## [Exercise inputs]
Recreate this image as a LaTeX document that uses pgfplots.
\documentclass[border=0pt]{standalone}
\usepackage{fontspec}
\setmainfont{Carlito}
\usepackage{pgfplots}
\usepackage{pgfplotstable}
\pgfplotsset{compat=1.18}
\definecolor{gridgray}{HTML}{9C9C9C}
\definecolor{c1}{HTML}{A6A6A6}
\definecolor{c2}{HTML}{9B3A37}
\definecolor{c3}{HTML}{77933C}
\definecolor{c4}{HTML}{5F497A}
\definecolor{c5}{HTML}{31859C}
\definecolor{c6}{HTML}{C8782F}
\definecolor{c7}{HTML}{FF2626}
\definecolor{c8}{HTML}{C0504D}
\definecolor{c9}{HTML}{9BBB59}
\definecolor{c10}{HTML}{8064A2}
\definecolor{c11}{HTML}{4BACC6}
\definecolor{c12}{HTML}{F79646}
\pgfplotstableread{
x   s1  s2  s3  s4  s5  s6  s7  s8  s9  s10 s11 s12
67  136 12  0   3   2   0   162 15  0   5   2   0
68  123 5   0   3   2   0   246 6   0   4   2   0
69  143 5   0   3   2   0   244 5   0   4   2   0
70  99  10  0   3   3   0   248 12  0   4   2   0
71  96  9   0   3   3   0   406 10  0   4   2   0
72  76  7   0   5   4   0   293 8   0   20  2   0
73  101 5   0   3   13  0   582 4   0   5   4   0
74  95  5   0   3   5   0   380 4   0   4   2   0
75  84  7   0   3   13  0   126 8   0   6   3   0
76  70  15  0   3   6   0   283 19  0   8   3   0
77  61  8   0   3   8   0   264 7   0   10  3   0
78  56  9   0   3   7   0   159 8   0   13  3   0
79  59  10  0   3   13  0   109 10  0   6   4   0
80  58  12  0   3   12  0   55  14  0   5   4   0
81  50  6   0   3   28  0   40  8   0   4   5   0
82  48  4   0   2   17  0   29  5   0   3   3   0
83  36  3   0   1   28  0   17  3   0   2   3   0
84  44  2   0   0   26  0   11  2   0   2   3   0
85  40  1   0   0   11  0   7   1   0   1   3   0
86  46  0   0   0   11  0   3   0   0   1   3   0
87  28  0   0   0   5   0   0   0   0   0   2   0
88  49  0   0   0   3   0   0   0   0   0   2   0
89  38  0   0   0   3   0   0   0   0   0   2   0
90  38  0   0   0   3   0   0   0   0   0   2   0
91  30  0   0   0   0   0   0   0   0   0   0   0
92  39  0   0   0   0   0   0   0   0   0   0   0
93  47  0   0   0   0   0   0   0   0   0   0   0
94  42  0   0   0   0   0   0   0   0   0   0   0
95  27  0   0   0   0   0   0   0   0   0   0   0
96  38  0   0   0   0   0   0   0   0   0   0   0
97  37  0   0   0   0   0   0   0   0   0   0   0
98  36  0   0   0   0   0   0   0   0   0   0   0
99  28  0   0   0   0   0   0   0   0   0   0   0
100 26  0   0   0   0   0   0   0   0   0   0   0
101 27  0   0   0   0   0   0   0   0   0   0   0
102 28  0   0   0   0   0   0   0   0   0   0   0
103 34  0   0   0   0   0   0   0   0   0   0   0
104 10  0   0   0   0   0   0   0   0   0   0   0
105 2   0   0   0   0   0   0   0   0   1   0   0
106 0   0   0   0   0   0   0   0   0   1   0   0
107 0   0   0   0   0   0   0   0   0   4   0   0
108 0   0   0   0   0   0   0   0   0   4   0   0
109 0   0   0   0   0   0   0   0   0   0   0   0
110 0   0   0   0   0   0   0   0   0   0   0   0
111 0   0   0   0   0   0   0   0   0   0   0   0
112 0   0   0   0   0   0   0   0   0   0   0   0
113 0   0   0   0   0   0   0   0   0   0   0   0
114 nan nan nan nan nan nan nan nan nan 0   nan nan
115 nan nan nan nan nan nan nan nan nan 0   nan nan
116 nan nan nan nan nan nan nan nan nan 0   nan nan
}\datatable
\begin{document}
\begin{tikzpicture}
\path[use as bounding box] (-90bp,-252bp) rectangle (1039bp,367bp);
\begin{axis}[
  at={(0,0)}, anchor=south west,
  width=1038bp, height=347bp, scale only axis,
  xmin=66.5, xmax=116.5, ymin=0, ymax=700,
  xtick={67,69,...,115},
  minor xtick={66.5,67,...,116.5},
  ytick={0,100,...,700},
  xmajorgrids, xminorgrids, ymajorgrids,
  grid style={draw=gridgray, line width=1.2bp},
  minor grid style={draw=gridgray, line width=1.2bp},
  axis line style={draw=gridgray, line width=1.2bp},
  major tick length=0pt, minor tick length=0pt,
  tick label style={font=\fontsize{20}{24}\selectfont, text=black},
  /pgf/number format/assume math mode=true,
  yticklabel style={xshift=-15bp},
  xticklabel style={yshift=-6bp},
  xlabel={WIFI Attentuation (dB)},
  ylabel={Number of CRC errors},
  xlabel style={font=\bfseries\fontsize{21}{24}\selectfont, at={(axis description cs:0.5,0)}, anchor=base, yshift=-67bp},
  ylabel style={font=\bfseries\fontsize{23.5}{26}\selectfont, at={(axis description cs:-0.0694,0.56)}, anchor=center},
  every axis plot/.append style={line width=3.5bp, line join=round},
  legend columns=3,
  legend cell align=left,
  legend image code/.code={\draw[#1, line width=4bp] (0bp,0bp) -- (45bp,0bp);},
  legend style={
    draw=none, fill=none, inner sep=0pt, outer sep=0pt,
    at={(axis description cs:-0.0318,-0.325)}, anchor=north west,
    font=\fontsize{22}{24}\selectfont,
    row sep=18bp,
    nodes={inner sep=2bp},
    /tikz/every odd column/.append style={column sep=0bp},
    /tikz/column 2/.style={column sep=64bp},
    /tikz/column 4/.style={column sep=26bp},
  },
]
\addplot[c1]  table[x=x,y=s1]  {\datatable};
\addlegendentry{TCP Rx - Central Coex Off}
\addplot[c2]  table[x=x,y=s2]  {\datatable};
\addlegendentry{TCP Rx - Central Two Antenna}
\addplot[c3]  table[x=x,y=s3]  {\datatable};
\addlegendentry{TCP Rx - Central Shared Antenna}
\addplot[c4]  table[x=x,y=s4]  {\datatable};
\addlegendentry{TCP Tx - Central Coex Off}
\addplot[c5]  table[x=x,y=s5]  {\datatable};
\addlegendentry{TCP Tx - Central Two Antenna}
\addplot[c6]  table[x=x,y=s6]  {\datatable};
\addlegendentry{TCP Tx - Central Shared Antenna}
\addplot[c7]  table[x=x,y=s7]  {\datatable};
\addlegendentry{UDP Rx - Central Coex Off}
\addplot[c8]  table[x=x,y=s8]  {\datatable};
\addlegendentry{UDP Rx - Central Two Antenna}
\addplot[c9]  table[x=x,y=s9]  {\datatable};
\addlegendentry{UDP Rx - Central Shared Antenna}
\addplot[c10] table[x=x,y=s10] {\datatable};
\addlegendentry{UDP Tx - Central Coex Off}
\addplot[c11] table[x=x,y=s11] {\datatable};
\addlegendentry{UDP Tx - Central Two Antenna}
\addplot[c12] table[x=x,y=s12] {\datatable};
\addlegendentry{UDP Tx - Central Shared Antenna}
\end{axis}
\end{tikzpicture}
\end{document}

...

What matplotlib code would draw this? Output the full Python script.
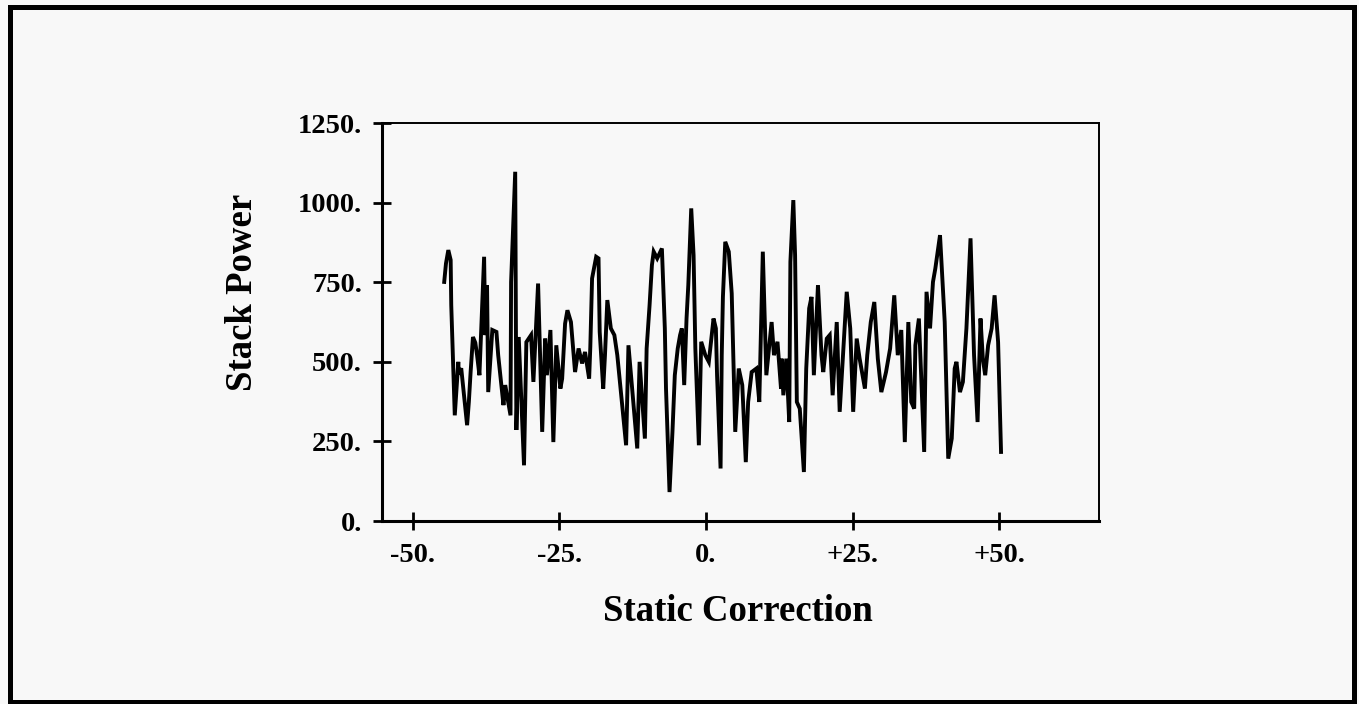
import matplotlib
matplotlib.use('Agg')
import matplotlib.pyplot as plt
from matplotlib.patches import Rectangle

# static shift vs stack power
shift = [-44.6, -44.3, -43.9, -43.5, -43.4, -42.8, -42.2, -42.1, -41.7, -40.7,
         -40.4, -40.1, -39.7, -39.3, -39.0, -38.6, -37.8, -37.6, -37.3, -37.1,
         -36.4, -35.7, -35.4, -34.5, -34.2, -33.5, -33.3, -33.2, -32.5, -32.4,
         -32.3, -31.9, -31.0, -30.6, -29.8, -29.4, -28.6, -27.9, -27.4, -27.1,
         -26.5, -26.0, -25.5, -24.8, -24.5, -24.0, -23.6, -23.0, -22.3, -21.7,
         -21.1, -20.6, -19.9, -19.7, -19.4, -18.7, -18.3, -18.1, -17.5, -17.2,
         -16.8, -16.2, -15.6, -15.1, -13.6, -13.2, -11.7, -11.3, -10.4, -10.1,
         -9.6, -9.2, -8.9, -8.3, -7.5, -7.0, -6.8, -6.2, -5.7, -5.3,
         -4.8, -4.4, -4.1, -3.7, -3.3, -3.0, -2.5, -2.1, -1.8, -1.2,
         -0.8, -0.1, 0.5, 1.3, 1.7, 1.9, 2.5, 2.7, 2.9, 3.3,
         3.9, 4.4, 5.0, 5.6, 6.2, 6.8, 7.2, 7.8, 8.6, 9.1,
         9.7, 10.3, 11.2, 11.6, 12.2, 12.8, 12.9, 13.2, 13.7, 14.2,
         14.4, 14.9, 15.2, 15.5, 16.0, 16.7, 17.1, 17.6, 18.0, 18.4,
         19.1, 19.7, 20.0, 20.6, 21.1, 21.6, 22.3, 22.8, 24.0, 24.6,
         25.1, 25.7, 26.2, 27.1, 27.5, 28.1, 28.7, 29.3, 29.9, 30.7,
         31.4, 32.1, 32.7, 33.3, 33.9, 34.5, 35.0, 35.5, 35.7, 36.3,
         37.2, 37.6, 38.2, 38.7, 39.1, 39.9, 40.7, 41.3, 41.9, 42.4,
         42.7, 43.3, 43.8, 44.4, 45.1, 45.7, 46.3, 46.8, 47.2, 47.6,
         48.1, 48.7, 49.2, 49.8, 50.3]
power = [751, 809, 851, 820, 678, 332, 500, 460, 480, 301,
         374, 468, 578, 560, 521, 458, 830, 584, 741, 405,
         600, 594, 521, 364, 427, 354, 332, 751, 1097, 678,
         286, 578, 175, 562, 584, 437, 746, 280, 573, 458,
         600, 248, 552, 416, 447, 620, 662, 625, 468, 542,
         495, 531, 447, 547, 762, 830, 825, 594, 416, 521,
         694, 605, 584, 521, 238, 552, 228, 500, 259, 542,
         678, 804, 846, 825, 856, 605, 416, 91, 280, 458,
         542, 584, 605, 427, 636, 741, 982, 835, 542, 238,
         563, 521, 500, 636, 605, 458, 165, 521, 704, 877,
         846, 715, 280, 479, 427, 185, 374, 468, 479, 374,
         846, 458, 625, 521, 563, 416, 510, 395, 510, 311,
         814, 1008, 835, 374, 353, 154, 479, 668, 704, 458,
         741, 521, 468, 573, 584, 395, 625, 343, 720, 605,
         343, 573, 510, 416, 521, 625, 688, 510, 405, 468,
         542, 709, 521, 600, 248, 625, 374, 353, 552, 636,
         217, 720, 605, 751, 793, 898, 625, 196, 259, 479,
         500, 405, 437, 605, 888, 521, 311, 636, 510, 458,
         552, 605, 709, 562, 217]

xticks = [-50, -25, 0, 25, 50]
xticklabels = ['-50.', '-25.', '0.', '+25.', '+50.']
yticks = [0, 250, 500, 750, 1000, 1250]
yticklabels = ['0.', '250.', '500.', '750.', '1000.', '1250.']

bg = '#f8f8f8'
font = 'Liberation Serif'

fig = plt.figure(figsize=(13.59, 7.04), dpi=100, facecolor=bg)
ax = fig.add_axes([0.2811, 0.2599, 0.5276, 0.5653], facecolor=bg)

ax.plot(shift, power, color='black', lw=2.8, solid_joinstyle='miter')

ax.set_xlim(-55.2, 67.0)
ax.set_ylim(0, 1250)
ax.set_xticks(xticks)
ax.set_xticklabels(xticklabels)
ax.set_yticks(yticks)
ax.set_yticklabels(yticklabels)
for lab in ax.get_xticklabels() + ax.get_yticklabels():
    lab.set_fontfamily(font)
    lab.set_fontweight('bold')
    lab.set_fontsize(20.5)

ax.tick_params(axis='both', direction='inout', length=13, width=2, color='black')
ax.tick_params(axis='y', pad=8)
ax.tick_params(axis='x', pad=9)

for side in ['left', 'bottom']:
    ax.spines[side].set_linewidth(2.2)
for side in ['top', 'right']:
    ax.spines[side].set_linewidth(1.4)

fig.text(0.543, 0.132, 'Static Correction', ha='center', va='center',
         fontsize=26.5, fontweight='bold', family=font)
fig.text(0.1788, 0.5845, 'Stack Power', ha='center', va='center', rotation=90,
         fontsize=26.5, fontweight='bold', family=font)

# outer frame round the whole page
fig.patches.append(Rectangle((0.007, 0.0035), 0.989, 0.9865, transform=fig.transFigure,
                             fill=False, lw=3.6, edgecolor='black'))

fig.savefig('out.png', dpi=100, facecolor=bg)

## [Task]
Omit all pictures and repeat exactly the lines from the one containing "What matplotlib code" through the one containing "from matplotlib.patches import Rectangle", ends included, with nothing added.

## [Task answer]
What matplotlib code would draw this? Output the full Python script.
import matplotlib
matplotlib.use('Agg')
import matplotlib.pyplot as plt
from matplotlib.patches import Rectangle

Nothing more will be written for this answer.